La rédaction du 1010 après avoir énoncé que les sociétés sont soumises à la TVS sur les véhicules de tourisme, a donc ajouté dès le 1er octobre 2010: “Sont considérés comme véhicules de tourisme les voitures particulières au sens du 1 du C de l’annexe II à la directive 2007/46/CE… du 5 septembre 2007,… ainsi que les véhicules à usages multiples qui, tout en étant classés en catégorie N1 au sens de cette même annexe, sont destinés au transport de voyageurs et de leurs bagages ou de leurs biens.”
Votée fin 2010 dans la loi de finances pour 2011, cette disposition a eu pour effet de réintégrer les véhicules N1 – à usages multiples – dans le champ de la fiscalité ordinaire. Fin de l‘aventure pour les monospaces, crossovers et pour les gros SUV redevenus quel que soit leur nombre de places assises et quelle que soit leur charge utile “de tourisme au sens l’article 1010 du CGI”.

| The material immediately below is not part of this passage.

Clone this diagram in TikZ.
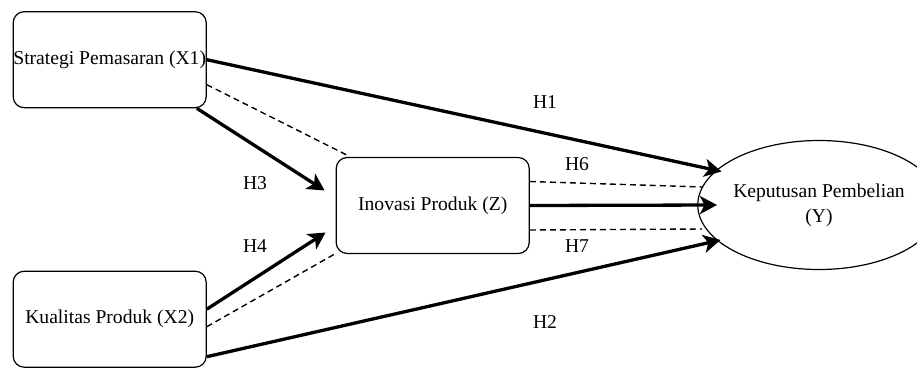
\documentclass[tikz,border=0pt]{standalone}
\usepackage{fontspec}
\setmainfont{Liberation Serif}
\usetikzlibrary{arrows.meta,calc,shapes.geometric}
\tikzset{
  varbox/.style={draw, line width=1.2pt, rounded corners=11pt, minimum width=193pt,
    minimum height=96pt, inner sep=0pt, align=center},
  varoval/.style={draw, line width=1.2pt, ellipse, minimum width=193pt,
    minimum height=129pt, inner sep=0pt, align=center},
  direct/.style={line width=3.3pt, -{Stealth[length=17pt,width=18pt,inset=4.5pt]}},
  mediated/.style={line width=1.4pt, dash pattern=on 6pt off 4pt},
  hlabel/.style={inner sep=0pt}
}
\begin{document}
\begin{tikzpicture}[x=1pt, y=-1pt, font=\fontsize{19.6}{25}\selectfont]
  \useasboundingbox (0,0) rectangle (917,370);

  % constructs
  \node[varbox] (x1) at (109.7,59.7) {Strategi Pemasaran (X1)};
  \node[varbox] (x2) at (109.7,319.2) {Kualitas Produk (X2)};
  \node[varbox] (z)  at (432.7,205.5) {Inovasi Produk (Z)};
  \node[varoval] (y) at (819,205) {Keputusan Pembelian\\(Y)};

  % arrow ends short of the outcome
  \coordinate (h1end) at (721.5,171.5);
  \coordinate (h2end) at (720.5,240);
  \coordinate (zend)  at (717,205);

  % direct paths
  \draw[direct] (x1.east) -- (h1end);
  \draw[direct] (x2.east |- 0,356.7) -- (h2end);
  \draw[direct] ($(x1.south east)+(-10,0)$) -- ($(z.west)+(-11,-15)$);
  \draw[direct] ($(x2.east)+(0,-10)$) -- ($(z.west)+(-10,27)$);
  \draw[direct] (z.east) -- (zend);

  % mediated paths
  \draw[mediated] ($(x1.east)+(0,25)$) -- ($(z.north west)+(11,-2)$);
  \draw[mediated] ($(x2.east)+(0,7.5)$) -- ($(z.south west)+(-1,0)$);
  \draw[mediated] ($(z.east)+(0,-24)$) -- ($(y.west)+(5,-18)$);
  \draw[mediated] ($(z.east)+(0,24.5)$) -- ($(y.west)+(5,24)$);

  % hypothesis labels
  \node[hlabel] (lh1) at (545,102) {H1};
  \node[hlabel] (lh2) at (545,322) {H2};
  \node[hlabel] (lh3) at (255,183) {H3};
  \node[hlabel] (lh4) at (255,246) {H4};
  \node[hlabel] (lh6) at (577,164) {H6};
  \node[hlabel] (lh7) at (577,246) {H7};
\end{tikzpicture}
\end{document}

Ultime avatar du N1 fiscal

Si nous sommes revenus longuement sur cette affaire du N1 fiscal que l’on croyait enterrée, c’est que les pick-up à double cabine apparaissent comme l’ultime avatar du N1 fiscal. Jusqu’à 2015, ce pick-up était entretenu dans un statut fiscal quelque peu ambigu. L’administration évoquait des différences entre simple cabine, cabine “approfondie” et double cabine et éventuellement des appréciations au cas par cas inévitablement sujette à conterntieux.
Si ces distinctions demeuraient, notamment pour contester leur droit à déduction de la TVA, en revanche, l’instruction administrative en date du 7 octobre 2015 (BOI-TFP-TVS-10-20-20151007) relative au champ d’application de la TVS avait formulé la remarque suivante :
“Si les véhicules concernés (ndlr : homologués N1) sont équipés d’une plate-forme arrière ne transportant pas les voyageurs et les marchandises dans un compartiment unique (tel un véhicule de type 4×4 pick-up, à cabine simple ou à double cabine), ils ne répondent pas à (la) définition de véhicules à usages multiples au sens de la directive 2007/46CE et sont alors exclus du champ d’application de la TVS. À défaut, c’est-à-dire si les véhicules transportent voyageurs et marchandises dans un compartiment unique, ils constituent bien des véhicules de tourisme taxables à la TVS.”
Dès lors que l’administration fiscale, dont les juristes n’entretiennent pas une réputation de laxisme ou de bienveillance excessive, énonçait clairement que les pick-up ne sont pas véhicules à usages multiples et, sur cette base, motivait leur exclusion du champ d’application de la TVS. Les entreprises étaient légitimes à les gérer dans le cadre défini par l’instruction. Dans ce contexte pour autant que la loi ne puisse être constitutionnellement contestée, soumettre les entreprises qui ont acquis ou commandé des pick-up cinq places avant le 30 décembre à cette fiscalité improvisée n’en serait pas moins politiquement inique.


La double cabine n’échappera pas à la TVA… même à 4 places !!!

Précisons que pour le droit à déduction (à récupération de la TVA) c’est toujours l’instruction du 18 novembre 2013 (BOI-TVA-DED-30-30-20-20131118) qui fixe la doctrine. À savoir :
“S’agissant des véhicules de type “4×4 pick-up, l’exclusion du droit à déduction de la TVA doit s’apprécier de manière objective en fonction des caractéristiques intrinsèques des véhicules ou engins et non de l’utilisation qui en est faite. Aussi,(…) l’appréciation des caractéristiques intrinsèques du véhicule doit s’opérer pour chaque véhicule au cas par cas. Il peut néanmoins être indiqué, à titre de règle pratique, que les véhicules 4×4 de type pick-up pourvus d’une simple cabine, c’est-à-dire ne comportant que deux sièges ou une banquette, ou comprenant une simple cabine approfondie dans laquelle sont placés, outre les sièges ou la banquette avant, des strapontins destinés à faire l’objet d’un usage occasionnel, ne relèvent pas de l’exclusion du 6° du 2 du IV de l’art.206 de l’annexe II au CGI. Dans ces situations, les véhicules présentent un caractère utilitaire dans la mesure où leur volume de chargement demeure important. En revanche, les autres véhicules 4×4 du type pick-up, qui comportent quatre à cinq places assises hors strapontin, entrent dans le champ d’application de l’exclusion. Il s’agit notamment de ceux que les constructeurs rangent dans la catégorie des véhicules dits à double cabine.”